- _Stated exercise_
Transcribe the listing exactly, leaving out every picture.

--- --- ---

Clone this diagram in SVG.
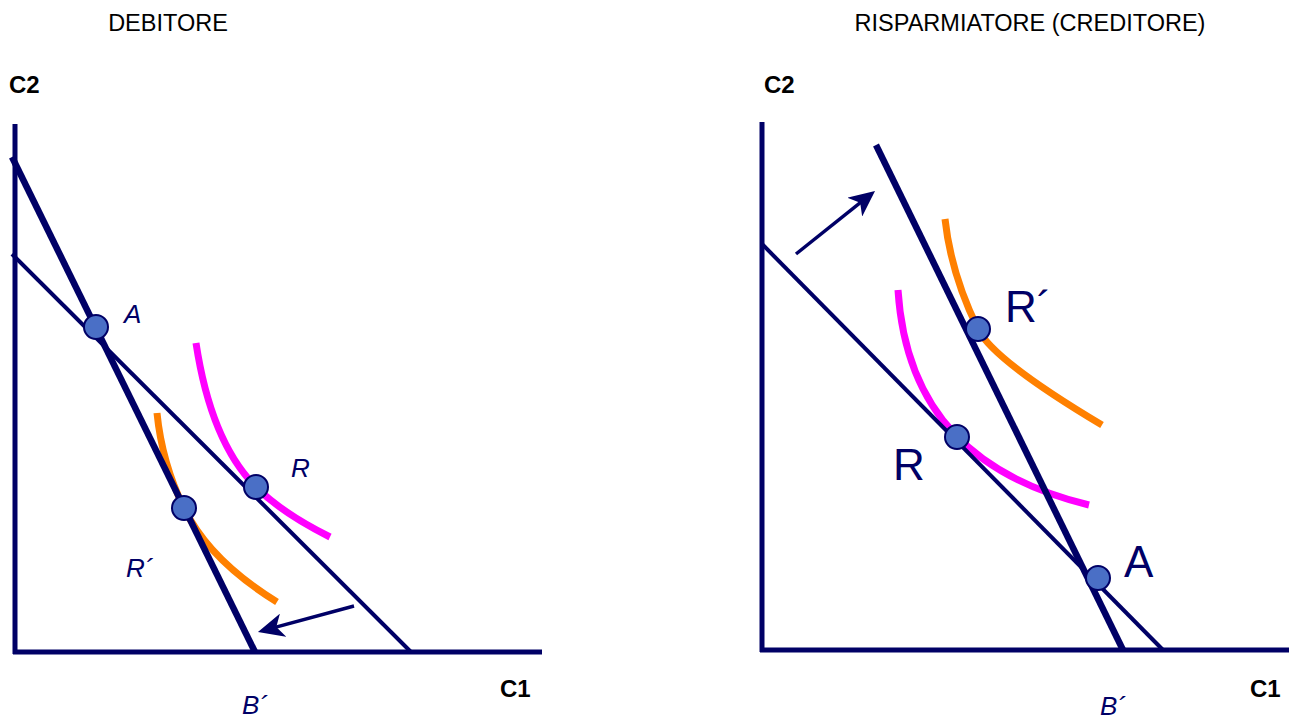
<svg xmlns="http://www.w3.org/2000/svg" width="1294" height="720" viewBox="0 0 1294 720">
<style>
.title{font-family:"Liberation Sans",Arial,sans-serif;font-size:23.5px;fill:#000}
.ax{font-family:"Liberation Sans",Arial,sans-serif;font-size:24px;font-weight:bold;fill:#000}
.lbl{font-family:"Liberation Sans",Arial,sans-serif;font-style:italic;fill:#000066}
.big{font-family:"Liberation Sans",Arial,sans-serif;fill:#000066}
.axis{stroke:#000066;stroke-width:5;fill:none}
.thin{stroke:#000066;stroke-width:4;fill:none}
.thick{stroke:#000066;stroke-width:6.5;fill:none}
.mag{stroke:#ff00ff;stroke-width:7;fill:none}
.org{stroke:#ff8000;stroke-width:7;fill:none}
.pt{fill:#4a6fc6;stroke:#000066;stroke-width:2}
.arr{stroke:#000066;stroke-width:3.5;fill:none;marker-end:url(#ah)}
</style>
<defs>
<marker id="ah" markerUnits="userSpaceOnUse" viewBox="0 0 26 24" refX="16" refY="12" markerWidth="26" markerHeight="24" orient="auto">
<path d="M0,0 L26,12 L0,24 L7,12 Z" fill="#000066"/>
</marker>
</defs>
<rect width="1294" height="720" fill="#fff"/>
<text class="title" x="168" y="31" text-anchor="middle">DEBITORE</text>
<text class="title" x="1030" y="31" text-anchor="middle">RISPARMIATORE (CREDITORE)</text>
<text class="ax" x="9" y="93">C2</text>
<text class="ax" x="500" y="697">C1</text>
<text class="ax" x="764" y="93">C2</text>
<text class="ax" x="1250" y="697">C1</text>
<g id="left-axes">
<path class="axis" d="M15,124 L15,654 M13,652 L542,652"/>
</g>
<g id="right-axes">
<path class="axis" d="M762,122 L762,652 M760,650 L1289,650"/>
</g>
<g id="curves">
<path id="left-magenta" class="mag" d="M196,343 Q211,442 256,487 Q282,513 330,537"/>
<path id="left-orange" class="org" d="M157,413 Q162,463 184,508 Q209,560 277,602"/>
<path id="right-orange" class="org" d="M945,219 Q951,274 978,329 Q993,360 1102,425"/>
<path id="right-magenta" class="mag" d="M898,290 C906,415 978,478 1089,505"/>
</g>
<g id="connectors">
<path class="thin" d="M12,254 L411,652"/>
<path class="thick" d="M12,157 L255,652"/>
<path class="thin" d="M762,244 L1163,650"/>
<path class="thick" d="M876,145 L1123,650"/>
<path class="arr" d="M354,606 L267.6,629.4"/>
<path class="arr" d="M796,254 L867.2,197.2"/>
</g>
<g id="node-A-left"><circle class="pt" cx="96" cy="327" r="12"/><text class="lbl" x="124" y="323" font-size="26">A</text></g>
<g id="node-R-left"><circle class="pt" cx="256" cy="487" r="12"/><text class="lbl" x="291" y="477" font-size="26">R</text></g>
<g id="node-R1-left"><circle class="pt" cx="184" cy="508" r="12"/><text class="lbl" x="126" y="577" font-size="26">R´</text></g>
<g id="node-B-left"><text class="lbl" x="242" y="714" font-size="26">B´</text></g>
<g id="node-R1-right"><circle class="pt" cx="978" cy="329" r="12"/><text class="big" x="1005" y="322" font-size="44">R´</text></g>
<g id="node-R-right"><circle class="pt" cx="957" cy="437" r="12"/><text class="big" x="893" y="480" font-size="44">R</text></g>
<g id="node-A-right"><circle class="pt" cx="1098" cy="578" r="12"/><text class="big" x="1124" y="577" font-size="44">A</text></g>
<g id="node-B-right"><text class="lbl" x="1100" y="715" font-size="26">B´</text></g>
</svg>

--- --- ---

- _Output for this exercise_
Clone this diagram in SVG.
<svg xmlns="http://www.w3.org/2000/svg" width="1294" height="720" viewBox="0 0 1294 720">
<style>
.title{font-family:"Liberation Sans",Arial,sans-serif;font-size:23.5px;fill:#000}
.ax{font-family:"Liberation Sans",Arial,sans-serif;font-size:24px;font-weight:bold;fill:#000}
.lbl{font-family:"Liberation Sans",Arial,sans-serif;font-style:italic;fill:#000066}
.big{font-family:"Liberation Sans",Arial,sans-serif;fill:#000066}
.axis{stroke:#000066;stroke-width:5;fill:none}
.thin{stroke:#000066;stroke-width:4;fill:none}
.thick{stroke:#000066;stroke-width:6.5;fill:none}
.mag{stroke:#ff00ff;stroke-width:7;fill:none}
.org{stroke:#ff8000;stroke-width:7;fill:none}
.pt{fill:#4a6fc6;stroke:#000066;stroke-width:2}
.arr{stroke:#000066;stroke-width:3.5;fill:none;marker-end:url(#ah)}
</style>
<defs>
<marker id="ah" markerUnits="userSpaceOnUse" viewBox="0 0 26 24" refX="16" refY="12" markerWidth="26" markerHeight="24" orient="auto">
<path d="M0,0 L26,12 L0,24 L7,12 Z" fill="#000066"/>
</marker>
</defs>
<rect width="1294" height="720" fill="#fff"/>
<text class="title" x="168" y="31" text-anchor="middle">DEBITORE</text>
<text class="title" x="1030" y="31" text-anchor="middle">RISPARMIATORE (CREDITORE)</text>
<text class="ax" x="9" y="93">C2</text>
<text class="ax" x="500" y="697">C1</text>
<text class="ax" x="764" y="93">C2</text>
<text class="ax" x="1250" y="697">C1</text>
<g id="left-axes">
<path class="axis" d="M15,124 L15,654 M13,652 L542,652"/>
</g>
<g id="right-axes">
<path class="axis" d="M762,122 L762,652 M760,650 L1289,650"/>
</g>
<g id="curves">
<path id="left-magenta" class="mag" d="M196,343 Q211,442 256,487 Q282,513 330,537"/>
<path id="left-orange" class="org" d="M157,413 Q162,463 184,508 Q209,560 277,602"/>
<path id="right-orange" class="org" d="M945,219 Q951,274 978,329 Q993,360 1102,425"/>
<path id="right-magenta" class="mag" d="M898,290 C906,415 978,478 1089,505"/>
</g>
<g id="connectors">
<path class="thin" d="M12,254 L411,652"/>
<path class="thick" d="M12,157 L255,652"/>
<path class="thin" d="M762,244 L1163,650"/>
<path class="thick" d="M876,145 L1123,650"/>
<path class="arr" d="M354,606 L267.6,629.4"/>
<path class="arr" d="M796,254 L867.2,197.2"/>
</g>
<g id="node-A-left"><circle class="pt" cx="96" cy="327" r="12"/><text class="lbl" x="124" y="323" font-size="26">A</text></g>
<g id="node-R-left"><circle class="pt" cx="256" cy="487" r="12"/><text class="lbl" x="291" y="477" font-size="26">R</text></g>
<g id="node-R1-left"><circle class="pt" cx="184" cy="508" r="12"/><text class="lbl" x="126" y="577" font-size="26">R´</text></g>
<g id="node-B-left"><text class="lbl" x="242" y="714" font-size="26">B´</text></g>
<g id="node-R1-right"><circle class="pt" cx="978" cy="329" r="12"/><text class="big" x="1005" y="322" font-size="44">R´</text></g>
<g id="node-R-right"><circle class="pt" cx="957" cy="437" r="12"/><text class="big" x="893" y="480" font-size="44">R</text></g>
<g id="node-A-right"><circle class="pt" cx="1098" cy="578" r="12"/><text class="big" x="1124" y="577" font-size="44">A</text></g>
<g id="node-B-right"><text class="lbl" x="1100" y="715" font-size="26">B´</text></g>
</svg>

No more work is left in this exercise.